-- BEGIN Data shown --

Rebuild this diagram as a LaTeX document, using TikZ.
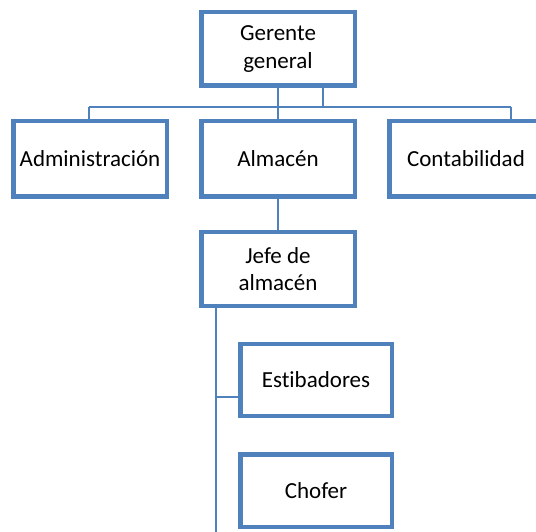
\documentclass[tikz,border=0pt]{standalone}
\usepackage{fontspec}
\setmainfont[Ligatures={NoCommon}]{Carlito}
\definecolor{boxblue}{HTML}{4F81BD}
\begin{document}
\begin{tikzpicture}[x=1pt,y=-1pt,
  orgbox/.style={draw=boxblue,line width=4.5pt,fill=white,rectangle,inner sep=0pt,
    align=center,font=\fontsize{23}{27.6}\selectfont,text=black},
  wide/.style={orgbox,minimum width=153.5pt,minimum height=75.5pt},
  lower/.style={orgbox,minimum width=151.5pt,minimum height=72pt},
  link/.style={draw=boxblue,line width=2.5pt}]
\useasboundingbox (0,0) rectangle (536,532);
\clip (0,0) rectangle (536,532);
% connector anchor points
\coordinate (busL) at (89,107);
\coordinate (busR) at (511,107);
\coordinate (g2) at (323,107);
\coordinate (jb) at (216,532);
\coordinate (tap) at (216,397);
% boxes
\node[wide,minimum height=73.5pt] (ger) at (278,49) {};
\node[wide] (adm) at (90,159) {};
\node[wide] (alm) at (278,159) {};
\node[wide] (con) at (466,159) {};
\node[wide,minimum height=73.5pt] (jefe) at (278,269) {};
\node[lower] (est) at (316,380) {};
\node[lower,minimum height=72.5pt] (cho) at (316,490.5) {};
% connectors
\draw[link] (busL) -- (busR);
\draw[link] (busL) -- (busL |- adm.north);
\draw[link] (busR) -- (busR |- con.north);
\draw[link] (ger.south) -- (alm.north);
\draw[link] (g2 |- ger.south) -- (g2);
\draw[link] (alm.south) -- (jefe.north);
\draw[link] (jb |- jefe.south) -- (jb);
\draw[link] (tap) -- (tap -| est.west);
% boxes with text, drawn over the connectors
\node[wide,minimum height=73.5pt] at (ger) {Gerente\\general};
\node[wide] at (adm) {Administración};
\node[wide] at (alm) {Almacén};
\node[wide] at (con) {Contabilidad};
\node[wide,minimum height=73.5pt] at (jefe) {Jefe de\\almacén};
\node[lower] at (est) {Estibadores};
\node[lower,minimum height=72.5pt] at (cho) {Chofer};
\end{tikzpicture}
\end{document}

-- END Data shown --

** Goal **
Quote the material in full and exactly; do not carry over its pictures.

** The completed task **
Rebuild this diagram as a LaTeX document, using TikZ.
\documentclass[tikz,border=0pt]{standalone}
\usepackage{fontspec}
\setmainfont[Ligatures={NoCommon}]{Carlito}
\definecolor{boxblue}{HTML}{4F81BD}
\begin{document}
\begin{tikzpicture}[x=1pt,y=-1pt,
  orgbox/.style={draw=boxblue,line width=4.5pt,fill=white,rectangle,inner sep=0pt,
    align=center,font=\fontsize{23}{27.6}\selectfont,text=black},
  wide/.style={orgbox,minimum width=153.5pt,minimum height=75.5pt},
  lower/.style={orgbox,minimum width=151.5pt,minimum height=72pt},
  link/.style={draw=boxblue,line width=2.5pt}]
\useasboundingbox (0,0) rectangle (536,532);
\clip (0,0) rectangle (536,532);
% connector anchor points
\coordinate (busL) at (89,107);
\coordinate (busR) at (511,107);
\coordinate (g2) at (323,107);
\coordinate (jb) at (216,532);
\coordinate (tap) at (216,397);
% boxes
\node[wide,minimum height=73.5pt] (ger) at (278,49) {};
\node[wide] (adm) at (90,159) {};
\node[wide] (alm) at (278,159) {};
\node[wide] (con) at (466,159) {};
\node[wide,minimum height=73.5pt] (jefe) at (278,269) {};
\node[lower] (est) at (316,380) {};
\node[lower,minimum height=72.5pt] (cho) at (316,490.5) {};
% connectors
\draw[link] (busL) -- (busR);
\draw[link] (busL) -- (busL |- adm.north);
\draw[link] (busR) -- (busR |- con.north);
\draw[link] (ger.south) -- (alm.north);
\draw[link] (g2 |- ger.south) -- (g2);
\draw[link] (alm.south) -- (jefe.north);
\draw[link] (jb |- jefe.south) -- (jb);
\draw[link] (tap) -- (tap -| est.west);
% boxes with text, drawn over the connectors
\node[wide,minimum height=73.5pt] at (ger) {Gerente\\general};
\node[wide] at (adm) {Administración};
\node[wide] at (alm) {Almacén};
\node[wide] at (con) {Contabilidad};
\node[wide,minimum height=73.5pt] at (jefe) {Jefe de\\almacén};
\node[lower] at (est) {Estibadores};
\node[lower,minimum height=72.5pt] at (cho) {Chofer};
\end{tikzpicture}
\end{document}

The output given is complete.